(RAW DATA):
################

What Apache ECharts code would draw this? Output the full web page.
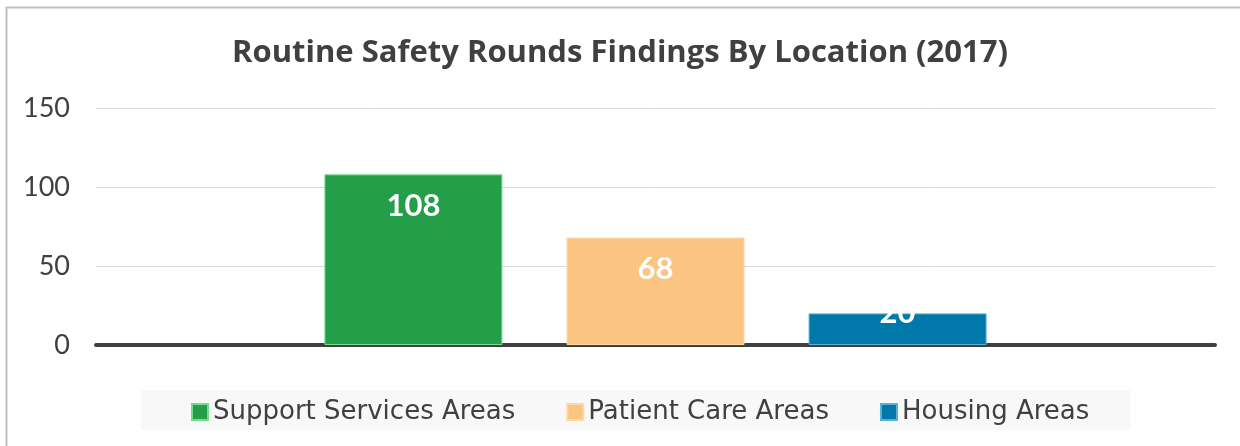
<!DOCTYPE html>
<html>
<head>
<meta charset="utf-8">
<script src="https://cdn.jsdelivr.net/npm/echarts@6/dist/echarts.min.js"></script>
<style>
html,body{margin:0;padding:0;background:#fff;}
#chart{width:1240px;height:446px;}
</style>
</head>
<body>
<div id="chart"></div>
<script>
const titleText = 'Routine Safety Rounds Findings By Location (2017)';
const categories = [''];
const seriesNames = ['Support Services Areas', 'Patient Care Areas', 'Housing Areas'];
const supportServices = [108];
const patientCare = [68];
const housing = [20];
const yTicks = [0, 50, 100, 150];

const colors = ['#259E4A', '#FAC580', '#0079AA'];
const borders = ['#74DB90', '#FCD8A6', '#5BB0D2'];
const values = [supportServices, patientCare, housing];

const chart = echarts.init(document.getElementById('chart'));
const font = 'Lato, "Open Sans", sans-serif';

const series = seriesNames.map((name, i) => ({
  name: name,
  type: 'bar',
  data: values[i],
  barWidth: 178,
  barGap: '36%',
  itemStyle: { color: colors[i], borderColor: borders[i], borderWidth: 1 },
  label: {
    show: true,
    position: 'insideTop',
    distance: 16,
    offset: i === 2 ? [0, -32] : [0, 0],
    color: '#ffffff',
    fontFamily: font,
    fontWeight: 'bold',
    fontSize: 31
  },
  emphasis: { disabled: true }
}));

chart.setOption({
  animation: false,
  backgroundColor: '#ffffff',
  title: {
    text: titleText,
    left: 'center',
    top: 33,
    textStyle: { fontFamily: '"Open Sans", sans-serif', fontWeight: 'bold', fontSize: 31, color: '#404040' }
  },
  legend: {
    data: seriesNames,
    left: 141,
    top: 390,
    backgroundColor: '#F8F8F8',
    padding: [8, 41, 4, 50],
    itemWidth: 16,
    itemHeight: 16,
    itemGap: 51,
    icon: 'rect',
    textStyle: { fontFamily: '"DejaVu Sans", sans-serif', fontSize: 26, color: '#404040', lineHeight: 28 }
  },
  grid: { left: 96, right: 25, top: 108, bottom: 101, containLabel: false },
  xAxis: {
    type: 'category',
    data: categories,
    axisLine: { show: true, lineStyle: { color: '#404040', width: 4 } },
    axisTick: { show: false },
    axisLabel: { show: false }
  },
  yAxis: {
    type: 'value',
    min: yTicks[0],
    max: yTicks[yTicks.length - 1],
    interval: 50,
    axisLine: { show: false },
    axisTick: { show: false },
    splitLine: { lineStyle: { color: '#D9D9D9', width: 1 } },
    axisLabel: { fontFamily: font, fontSize: 27, color: '#404040', margin: 26 }
  },
  graphic: [{
    type: 'rect',
    shape: { x: 6.5, y: 7.5, width: 1400, height: 600 },
    style: { fill: 'none', stroke: '#BFBFBF', lineWidth: 2 },
    silent: true
  }],
  series: series
});
</script>
</body>
</html>
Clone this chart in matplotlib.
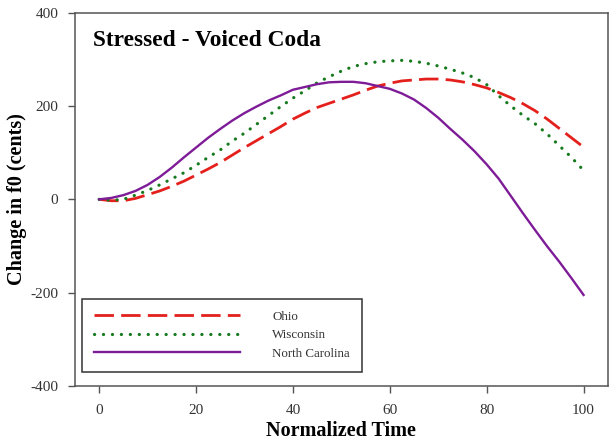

################

(WHAT IS BEING ASKED): Without the pictures, write out the whole listing above exactly as it appears.

(REPLY):
What Apache ECharts code would draw this? Output the full web page.
<!DOCTYPE html>
<html>
<head>
<meta charset="utf-8">
<script src="https://cdn.jsdelivr.net/npm/echarts@6/dist/echarts.min.js"></script>
<style>
html,body{margin:0;padding:0;background:#fff;}
#chart{width:1240px;height:446px;}
</style>
</head>
<body>
<div id="chart"></div>
<script>
const titleText = 'Routine Safety Rounds Findings By Location (2017)';
const categories = [''];
const seriesNames = ['Support Services Areas', 'Patient Care Areas', 'Housing Areas'];
const supportServices = [108];
const patientCare = [68];
const housing = [20];
const yTicks = [0, 50, 100, 150];

const colors = ['#259E4A', '#FAC580', '#0079AA'];
const borders = ['#74DB90', '#FCD8A6', '#5BB0D2'];
const values = [supportServices, patientCare, housing];

const chart = echarts.init(document.getElementById('chart'));
const font = 'Lato, "Open Sans", sans-serif';

const series = seriesNames.map((name, i) => ({
  name: name,
  type: 'bar',
  data: values[i],
  barWidth: 178,
  barGap: '36%',
  itemStyle: { color: colors[i], borderColor: borders[i], borderWidth: 1 },
  label: {
    show: true,
    position: 'insideTop',
    distance: 16,
    offset: i === 2 ? [0, -32] : [0, 0],
    color: '#ffffff',
    fontFamily: font,
    fontWeight: 'bold',
    fontSize: 31
  },
  emphasis: { disabled: true }
}));

chart.setOption({
  animation: false,
  backgroundColor: '#ffffff',
  title: {
    text: titleText,
    left: 'center',
    top: 33,
    textStyle: { fontFamily: '"Open Sans", sans-serif', fontWeight: 'bold', fontSize: 31, color: '#404040' }
  },
  legend: {
    data: seriesNames,
    left: 141,
    top: 390,
    backgroundColor: '#F8F8F8',
    padding: [8, 41, 4, 50],
    itemWidth: 16,
    itemHeight: 16,
    itemGap: 51,
    icon: 'rect',
    textStyle: { fontFamily: '"DejaVu Sans", sans-serif', fontSize: 26, color: '#404040', lineHeight: 28 }
  },
  grid: { left: 96, right: 25, top: 108, bottom: 101, containLabel: false },
  xAxis: {
    type: 'category',
    data: categories,
    axisLine: { show: true, lineStyle: { color: '#404040', width: 4 } },
    axisTick: { show: false },
    axisLabel: { show: false }
  },
  yAxis: {
    type: 'value',
    min: yTicks[0],
    max: yTicks[yTicks.length - 1],
    interval: 50,
    axisLine: { show: false },
    axisTick: { show: false },
    splitLine: { lineStyle: { color: '#D9D9D9', width: 1 } },
    axisLabel: { fontFamily: font, fontSize: 27, color: '#404040', margin: 26 }
  },
  graphic: [{
    type: 'rect',
    shape: { x: 6.5, y: 7.5, width: 1400, height: 600 },
    style: { fill: 'none', stroke: '#BFBFBF', lineWidth: 2 },
    silent: true
  }],
  series: series
});
</script>
</body>
</html>
Clone this chart in matplotlib.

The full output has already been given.